Just before he departed the White House for a final time, former President Donald Trump issued a farewell address in which he boasted that "the world respects us again."

Trump's claim was debatable at best, since his administration embraced increasingly isolationist and nationalist policies that saw the United States exit from hard-earned international agreements like the Paris Climate Agreement and from international organizations like the World Health Organization.

Trump frequently blasted long-held allies like Canada and member countries of the European Union, all while praising enemy leaders such as North Korea's Kim Jong Un and Russia's Vladimir Putin.

Trump's continued refusal to accept the results of the 2020 election—a refusal that culminated in pro-Trump extremists attacking the Capitol, endangering the lives of lawmakers, and contributing to the deaths of at least five people—also shook world faith in America's democracy.

If the evidence of the last four years wasn't enough to indicate diminished respect for the United States across the globe, the reaction of world leaders to Wednesday's inauguration of President Joe Biden does.

Top European Union leader Ursula von der Leyen tweeted congratulations to the Biden administration.

She later added:

"[A]fter four long years, Europe has a friend in the White House. ... Europe is ready for a new start with our oldest and most trusted partner."

Watch below.

In his congratulations to Biden, German President Frank-Walter Steinmeier alluded to the far-right populism Trump on which Trump campaigned:

"Despite all the joy we feel today, we must not forget that even the most powerful democracy in the world has been seduced by populism.

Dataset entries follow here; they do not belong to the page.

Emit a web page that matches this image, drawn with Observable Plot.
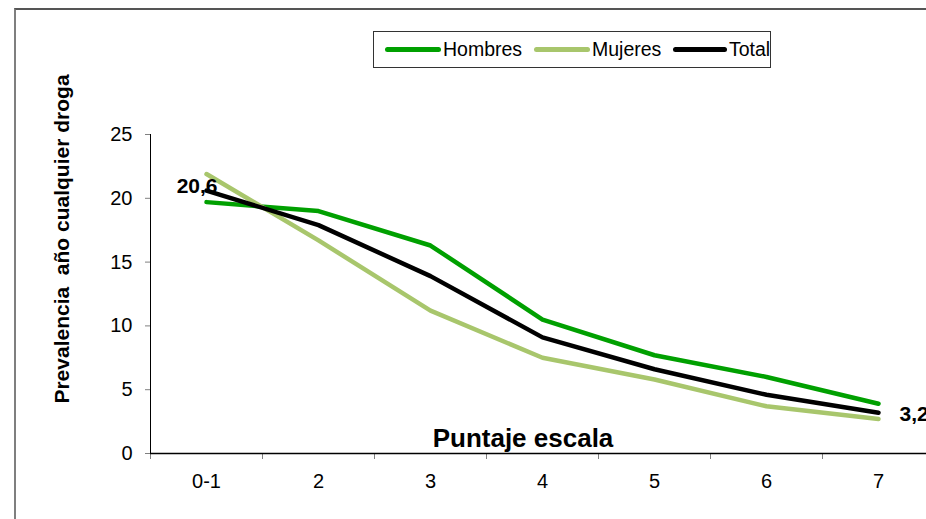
<!DOCTYPE html>
<html>
<head>
<meta charset="utf-8">
<script src="https://cdn.jsdelivr.net/npm/d3@7"></script>
<script src="https://cdn.jsdelivr.net/npm/@observablehq/plot@0.6"></script>
<style>
  html, body { margin: 0; padding: 0; background: #fff; }
  #wrap { position: relative; width: 926px; height: 519px; overflow: hidden; background: #fff; }
  #frame { position: absolute; left: 14px; top: 8px; width: 1000px; height: 600px; border-left: 2px solid #7f7f7f; border-top: 2px solid #555; }
  #chart { position: absolute; left: 0; top: 0; }
  #legend { position: absolute; left: 373px; top: 31px; width: 396px; height: 35px; border: 1px solid #333; background: #fff;
            font-family: "Liberation Sans", Arial, sans-serif; font-size: 19.5px; color: #000; }
  #legend .item { position: absolute; top: 0; height: 35px; line-height: 35px; }
  #legend .sw { position: absolute; top: 15px; height: 5px; border-radius: 3px; }
  #ytitle { position: absolute; left: 62px; top: 239px; transform: translate(-50%, -50%) rotate(-90deg); white-space: pre;
            font-family: "Liberation Sans", Arial, sans-serif; font-weight: bold; font-size: 21px; color: #000; }
  #xtitle { position: absolute; left: 523px; top: 438px; transform: translate(-50%, -50%); white-space: pre;
            font-family: "Liberation Sans", Arial, sans-serif; font-weight: bold; font-size: 26px; color: #000; }
  #chart svg { overflow: visible; }
  #chart [aria-label^="y-axis"] { color: #808080; }
  #chart [aria-label^="y-axis"] text, #chart [aria-label="y-axis tick label"] { color: #000; fill: #000; }
  #chart [aria-label^="x-axis"] { color: #808080; }
</style>
</head>
<body>
<div id="wrap">
  <div id="frame"></div>
  <div id="chart"></div>
  <div id="ytitle">Prevalencia  año cualquier droga</div>
  <div id="xtitle">Puntaje escala</div>
  <div id="legend"></div>
</div>
<script>
// ---- data ----
const categories = ["0-1", "2", "3", "4", "5", "6", "7"];
const hombres = [19.7, 19.0, 16.3, 10.5, 7.7, 6.0, 3.9];
const mujeres = [21.9, 16.7, 11.2, 7.5, 5.8, 3.7, 2.7];
const total   = [20.6, 17.9, 13.9, 9.1, 6.6, 4.6, 3.2];
const seriesNames = ["Hombres", "Mujeres", "Total"];
const seriesColors = ["#00a000", "#a8c66c", "#000000"];
const yTicks = [0, 5, 10, 15, 20, 25];
const labelledTotal = [0, 6]; // indices of Total values with data labels

// ---- build table ----
const seriesValues = [hombres, mujeres, total];
const rows = [];
seriesNames.forEach((s, k) => seriesValues[k].forEach((v, i) => rows.push({serie: s, i, v})));
const boundaries = d3.range(categories.length + 1).map(i => i - 0.5);
const fmt = v => String(v).replace(".", ",");

const plot = Plot.plot({
  width: 926,
  height: 519,
  marginLeft: 150,
  marginRight: 0,
  marginTop: 134,
  marginBottom: 66,
  style: { fontFamily: "Liberation Sans, Arial, sans-serif", fontSize: "20px", background: "transparent", overflow: "visible" },
  x: { type: "linear", domain: [-0.5, categories.length - 0.5], range: [150, 934],
       ticks: boundaries, tickFormat: () => "", tickSize: 6, label: null },
  y: { domain: [0, 25], range: [453, 134], ticks: yTicks, tickSize: 5, tickPadding: 13, line: true, label: null },
  color: { domain: seriesNames, range: seriesColors },
  marks: [
    Plot.ruleY([0], { stroke: "#000", strokeWidth: 1.5 }),
    Plot.text(categories, { x: (d, i) => i, y: 0, text: d => d, dy: 28, fontSize: 20, fill: "#000" }),
    ...seriesNames.map(s => Plot.line(rows.filter(r => r.serie === s), {
      x: "i", y: "v", stroke: "serie", strokeWidth: 4.5, strokeLinecap: "round", strokeLinejoin: "round"
    })),
    Plot.text(labelledTotal.filter(i => i === 0).map(i => ({i, v: total[i]})), {
      x: "i", y: "v", text: d => fmt(d.v), textAnchor: "end", dx: 11, dy: -4, fontWeight: "bold", fontSize: 21, fill: "#000"
    }),
    Plot.text(labelledTotal.filter(i => i !== 0).map(i => ({i, v: total[i]})), {
      x: "i", y: "v", text: d => fmt(d.v), textAnchor: "start", dx: 21, dy: 2, fontWeight: "bold", fontSize: 21, fill: "#000"
    })
  ]
});
document.getElementById("chart").appendChild(plot);

// ---- legend ----
const legend = document.getElementById("legend");
const legendPos = [[11, 69], [160, 218], [299, 355]];
seriesNames.forEach((s, k) => {
  const sw = document.createElement("div");
  sw.className = "sw";
  sw.style.left = legendPos[k][0] + "px";
  sw.style.width = (legendPos[k][1] - legendPos[k][0] - 2) + "px";
  sw.style.background = seriesColors[k];
  legend.appendChild(sw);
  const t = document.createElement("div");
  t.className = "item";
  t.style.left = legendPos[k][1] + "px";
  t.textContent = s;
  legend.appendChild(t);
});
</script>
</body>
</html>
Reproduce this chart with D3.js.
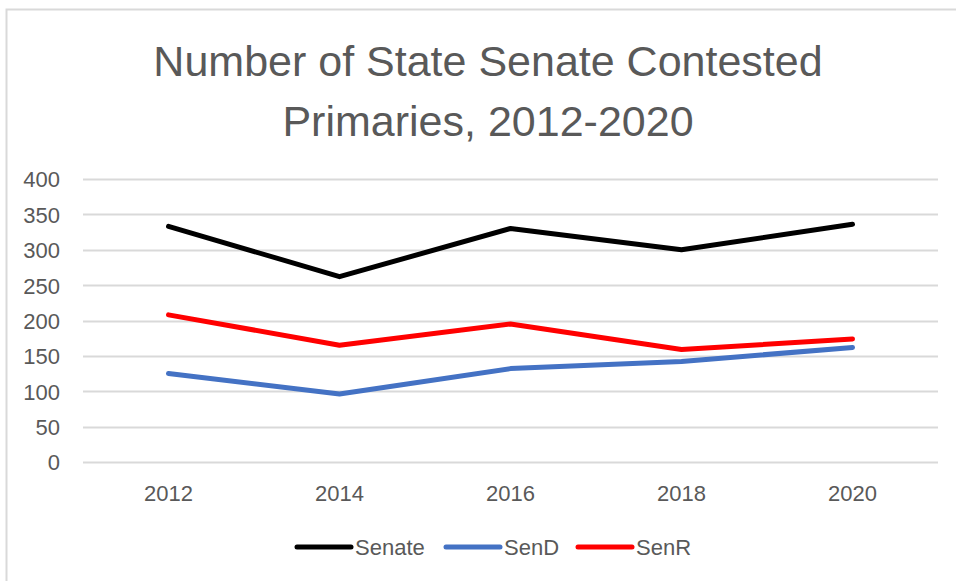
<!DOCTYPE html>
<html>
<head>
<meta charset="utf-8">
<script src="https://cdn.jsdelivr.net/npm/d3@7"></script>
<style>
  body { margin: 0; background: #fff; }
  text { font-family: "Liberation Sans Narrow", "Liberation Sans", sans-serif; fill: #595959; }
</style>
</head>
<body>
<svg id="chart"></svg>
<script>
const years = ["2012", "2014", "2016", "2018", "2020"];
const senate = [333, 262, 330, 300, 336];
const senD = [125, 96, 132, 142, 162];
const senR = [208, 165, 195, 159, 174];
const yTicks = [0, 50, 100, 150, 200, 250, 300, 350, 400];
const seriesNames = ["Senate", "SenD", "SenR"];
const seriesColors = ["#000000", "#4472C4", "#FF0000"];

const width = 956;
const height = 581;

const svg = d3.select("#chart").attr("width", width).attr("height", height);

// chart frame (only top and left edges show)
svg.append("path")
  .attr("d", "M6.5,581V9.5H956")
  .attr("fill", "none")
  .attr("stroke", "#d9d9d9")
  .attr("stroke-width", 2);

const title = svg.append("text")
  .attr("text-anchor", "middle")
  .style("font-size", "43px");
title.append("tspan").attr("x", 488).attr("y", 76).text("Number of State Senate Contested");
title.append("tspan").attr("x", 488).attr("y", 136).text("Primaries, 2012-2020");

const xScale = d3.scaleBand().domain(years).range([83, 938]);
const yScale = d3.scaleLinear().domain([0, 400]).range([462, 179]);

// gridlines
svg.append("g")
  .selectAll("line")
  .data(yTicks)
  .enter()
  .append("line")
  .attr("x1", 83)
  .attr("x2", 938)
  .attr("y1", (d) => Math.round(yScale(d)) + 0.5)
  .attr("y2", (d) => Math.round(yScale(d)) + 0.5)
  .attr("stroke", "#d9d9d9")
  .attr("stroke-width", 2);

// y axis labels
const yAxis = d3.axisLeft(yScale).tickValues(yTicks).tickSize(0).tickPadding(0);
svg.append("g")
  .attr("transform", "translate(60,0)")
  .call(yAxis)
  .call((g) => g.select(".domain").remove())
  .call((g) => g.selectAll("text")
    .style("font-size", "22px")
    .attr("font-family", null)
    .attr("fill", null)
    .attr("dy", "0.36em"));

// x axis labels
const xAxis = d3.axisBottom(xScale).tickSize(0).tickPadding(0);
svg.append("g")
  .attr("transform", "translate(0,485)")
  .call(xAxis)
  .call((g) => g.select(".domain").remove())
  .call((g) => g.selectAll("text")
    .style("font-size", "22px")
    .attr("font-family", null)
    .attr("fill", null)
    .attr("dy", "0.71em"));

const series = [senate, senD, senR];
const line = d3.line()
  .x((d, i) => xScale(years[i]) + xScale.bandwidth() / 2)
  .y((d) => yScale(d));

svg.append("g")
  .selectAll("path")
  .data(series)
  .enter()
  .append("path")
  .attr("d", line)
  .attr("fill", "none")
  .attr("stroke", (d, i) => seriesColors[i])
  .attr("stroke-width", 5)
  .attr("stroke-linecap", "round")
  .attr("stroke-linejoin", "round");

// legend
const legendX = [297, 446, 578];
const legend = svg.append("g")
  .selectAll("g")
  .data(seriesNames)
  .enter()
  .append("g")
  .attr("transform", (d, i) => `translate(${legendX[i]},547)`);

legend.append("line")
  .attr("x1", 0)
  .attr("x2", 54)
  .attr("stroke", (d, i) => seriesColors[i])
  .attr("stroke-width", 5)
  .attr("stroke-linecap", "round");

legend.append("text")
  .attr("x", 58)
  .attr("dy", "0.36em")
  .style("font-size", "22px")
  .text((d) => d);
</script>
</body>
</html>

We must work resolutely to counter polarization, protect and strengthen the public square in our democracies, and shape our policies on the basis of reason and facts."

Spanish Prime Minister Pedro Sanchez offered the most direct criticism of Trump's tenure in the White House and the overall threat he posed to democracy:

"Five years ago, we thought Trump was a bad joke, but five years later we realized he jeopardized nothing less than the world's most powerful democracy."

Others largely shared the sense of relief abroad.

Many of Trump's critics are rejoicing what they say feels like a new start under Biden.

Biden has a long four years ahead of him—years that Americans hope will be marked by progress and the strengthening of international alliances to expand peace abroad.